REQUIRED WORK :: The exercise asks for every line of the data to be reproduced exactly.

DATASET EXCERPT ::
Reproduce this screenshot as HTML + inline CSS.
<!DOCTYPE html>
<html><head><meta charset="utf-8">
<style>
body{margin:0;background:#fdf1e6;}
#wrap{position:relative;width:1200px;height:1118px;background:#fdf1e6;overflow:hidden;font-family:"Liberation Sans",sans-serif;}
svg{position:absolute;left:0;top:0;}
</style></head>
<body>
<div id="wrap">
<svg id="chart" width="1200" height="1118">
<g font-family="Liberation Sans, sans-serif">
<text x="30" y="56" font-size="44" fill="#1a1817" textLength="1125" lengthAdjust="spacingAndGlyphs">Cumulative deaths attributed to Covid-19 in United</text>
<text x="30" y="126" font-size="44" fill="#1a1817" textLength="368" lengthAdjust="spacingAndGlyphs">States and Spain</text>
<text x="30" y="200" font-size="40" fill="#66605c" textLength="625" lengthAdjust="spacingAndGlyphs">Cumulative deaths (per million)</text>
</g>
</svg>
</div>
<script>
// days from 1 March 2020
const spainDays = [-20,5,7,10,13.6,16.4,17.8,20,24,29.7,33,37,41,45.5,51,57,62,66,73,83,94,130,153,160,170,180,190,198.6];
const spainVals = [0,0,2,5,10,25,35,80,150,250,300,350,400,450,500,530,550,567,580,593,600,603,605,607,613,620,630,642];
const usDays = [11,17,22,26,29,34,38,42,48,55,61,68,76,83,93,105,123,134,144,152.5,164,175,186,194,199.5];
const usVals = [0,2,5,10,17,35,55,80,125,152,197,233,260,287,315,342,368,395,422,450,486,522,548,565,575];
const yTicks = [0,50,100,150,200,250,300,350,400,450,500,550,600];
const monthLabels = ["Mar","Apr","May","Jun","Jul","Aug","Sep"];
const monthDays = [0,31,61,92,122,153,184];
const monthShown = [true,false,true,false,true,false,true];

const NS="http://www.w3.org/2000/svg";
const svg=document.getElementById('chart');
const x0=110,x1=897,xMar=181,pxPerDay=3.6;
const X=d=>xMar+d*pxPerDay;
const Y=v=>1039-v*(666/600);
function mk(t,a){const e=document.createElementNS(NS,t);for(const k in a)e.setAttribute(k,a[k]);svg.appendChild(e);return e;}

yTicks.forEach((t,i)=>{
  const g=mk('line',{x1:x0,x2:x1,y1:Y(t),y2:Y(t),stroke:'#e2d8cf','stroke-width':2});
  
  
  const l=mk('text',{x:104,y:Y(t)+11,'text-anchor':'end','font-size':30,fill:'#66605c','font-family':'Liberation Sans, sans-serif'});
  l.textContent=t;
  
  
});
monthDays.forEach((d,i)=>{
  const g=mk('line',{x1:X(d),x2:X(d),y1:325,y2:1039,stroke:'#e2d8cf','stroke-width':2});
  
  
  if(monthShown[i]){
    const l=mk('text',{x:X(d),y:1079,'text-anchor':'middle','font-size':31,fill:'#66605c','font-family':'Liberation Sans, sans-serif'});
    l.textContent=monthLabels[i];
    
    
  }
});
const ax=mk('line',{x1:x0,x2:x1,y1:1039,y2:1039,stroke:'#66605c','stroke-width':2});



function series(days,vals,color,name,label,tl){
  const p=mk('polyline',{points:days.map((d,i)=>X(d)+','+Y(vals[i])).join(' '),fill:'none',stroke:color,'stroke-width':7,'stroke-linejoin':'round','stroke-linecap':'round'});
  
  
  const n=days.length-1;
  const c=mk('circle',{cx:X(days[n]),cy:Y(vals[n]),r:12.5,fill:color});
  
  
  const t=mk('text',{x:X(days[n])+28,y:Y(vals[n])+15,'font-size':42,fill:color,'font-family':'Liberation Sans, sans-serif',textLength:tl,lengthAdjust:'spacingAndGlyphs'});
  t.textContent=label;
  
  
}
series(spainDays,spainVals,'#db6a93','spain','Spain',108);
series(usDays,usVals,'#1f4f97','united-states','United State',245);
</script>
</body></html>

TASK OUTPUT ::
Reproduce this screenshot as HTML + inline CSS.
<!DOCTYPE html>
<html><head><meta charset="utf-8">
<style>
body{margin:0;background:#fdf1e6;}
#wrap{position:relative;width:1200px;height:1118px;background:#fdf1e6;overflow:hidden;font-family:"Liberation Sans",sans-serif;}
svg{position:absolute;left:0;top:0;}
</style></head>
<body>
<div id="wrap">
<svg id="chart" width="1200" height="1118">
<g font-family="Liberation Sans, sans-serif">
<text x="30" y="56" font-size="44" fill="#1a1817" textLength="1125" lengthAdjust="spacingAndGlyphs">Cumulative deaths attributed to Covid-19 in United</text>
<text x="30" y="126" font-size="44" fill="#1a1817" textLength="368" lengthAdjust="spacingAndGlyphs">States and Spain</text>
<text x="30" y="200" font-size="40" fill="#66605c" textLength="625" lengthAdjust="spacingAndGlyphs">Cumulative deaths (per million)</text>
</g>
</svg>
</div>
<script>
// days from 1 March 2020
const spainDays = [-20,5,7,10,13.6,16.4,17.8,20,24,29.7,33,37,41,45.5,51,57,62,66,73,83,94,130,153,160,170,180,190,198.6];
const spainVals = [0,0,2,5,10,25,35,80,150,250,300,350,400,450,500,530,550,567,580,593,600,603,605,607,613,620,630,642];
const usDays = [11,17,22,26,29,34,38,42,48,55,61,68,76,83,93,105,123,134,144,152.5,164,175,186,194,199.5];
const usVals = [0,2,5,10,17,35,55,80,125,152,197,233,260,287,315,342,368,395,422,450,486,522,548,565,575];
const yTicks = [0,50,100,150,200,250,300,350,400,450,500,550,600];
const monthLabels = ["Mar","Apr","May","Jun","Jul","Aug","Sep"];
const monthDays = [0,31,61,92,122,153,184];
const monthShown = [true,false,true,false,true,false,true];

const NS="http://www.w3.org/2000/svg";
const svg=document.getElementById('chart');
const x0=110,x1=897,xMar=181,pxPerDay=3.6;
const X=d=>xMar+d*pxPerDay;
const Y=v=>1039-v*(666/600);
function mk(t,a){const e=document.createElementNS(NS,t);for(const k in a)e.setAttribute(k,a[k]);svg.appendChild(e);return e;}

yTicks.forEach((t,i)=>{
  const g=mk('line',{x1:x0,x2:x1,y1:Y(t),y2:Y(t),stroke:'#e2d8cf','stroke-width':2});
  
  
  const l=mk('text',{x:104,y:Y(t)+11,'text-anchor':'end','font-size':30,fill:'#66605c','font-family':'Liberation Sans, sans-serif'});
  l.textContent=t;
  
  
});
monthDays.forEach((d,i)=>{
  const g=mk('line',{x1:X(d),x2:X(d),y1:325,y2:1039,stroke:'#e2d8cf','stroke-width':2});
  
  
  if(monthShown[i]){
    const l=mk('text',{x:X(d),y:1079,'text-anchor':'middle','font-size':31,fill:'#66605c','font-family':'Liberation Sans, sans-serif'});
    l.textContent=monthLabels[i];
    
    
  }
});
const ax=mk('line',{x1:x0,x2:x1,y1:1039,y2:1039,stroke:'#66605c','stroke-width':2});



function series(days,vals,color,name,label,tl){
  const p=mk('polyline',{points:days.map((d,i)=>X(d)+','+Y(vals[i])).join(' '),fill:'none',stroke:color,'stroke-width':7,'stroke-linejoin':'round','stroke-linecap':'round'});
  
  
  const n=days.length-1;
  const c=mk('circle',{cx:X(days[n]),cy:Y(vals[n]),r:12.5,fill:color});
  
  
  const t=mk('text',{x:X(days[n])+28,y:Y(vals[n])+15,'font-size':42,fill:color,'font-family':'Liberation Sans, sans-serif',textLength:tl,lengthAdjust:'spacingAndGlyphs'});
  t.textContent=label;
  
  
}
series(spainDays,spainVals,'#db6a93','spain','Spain',108);
series(usDays,usVals,'#1f4f97','united-states','United State',245);
</script>
</body></html>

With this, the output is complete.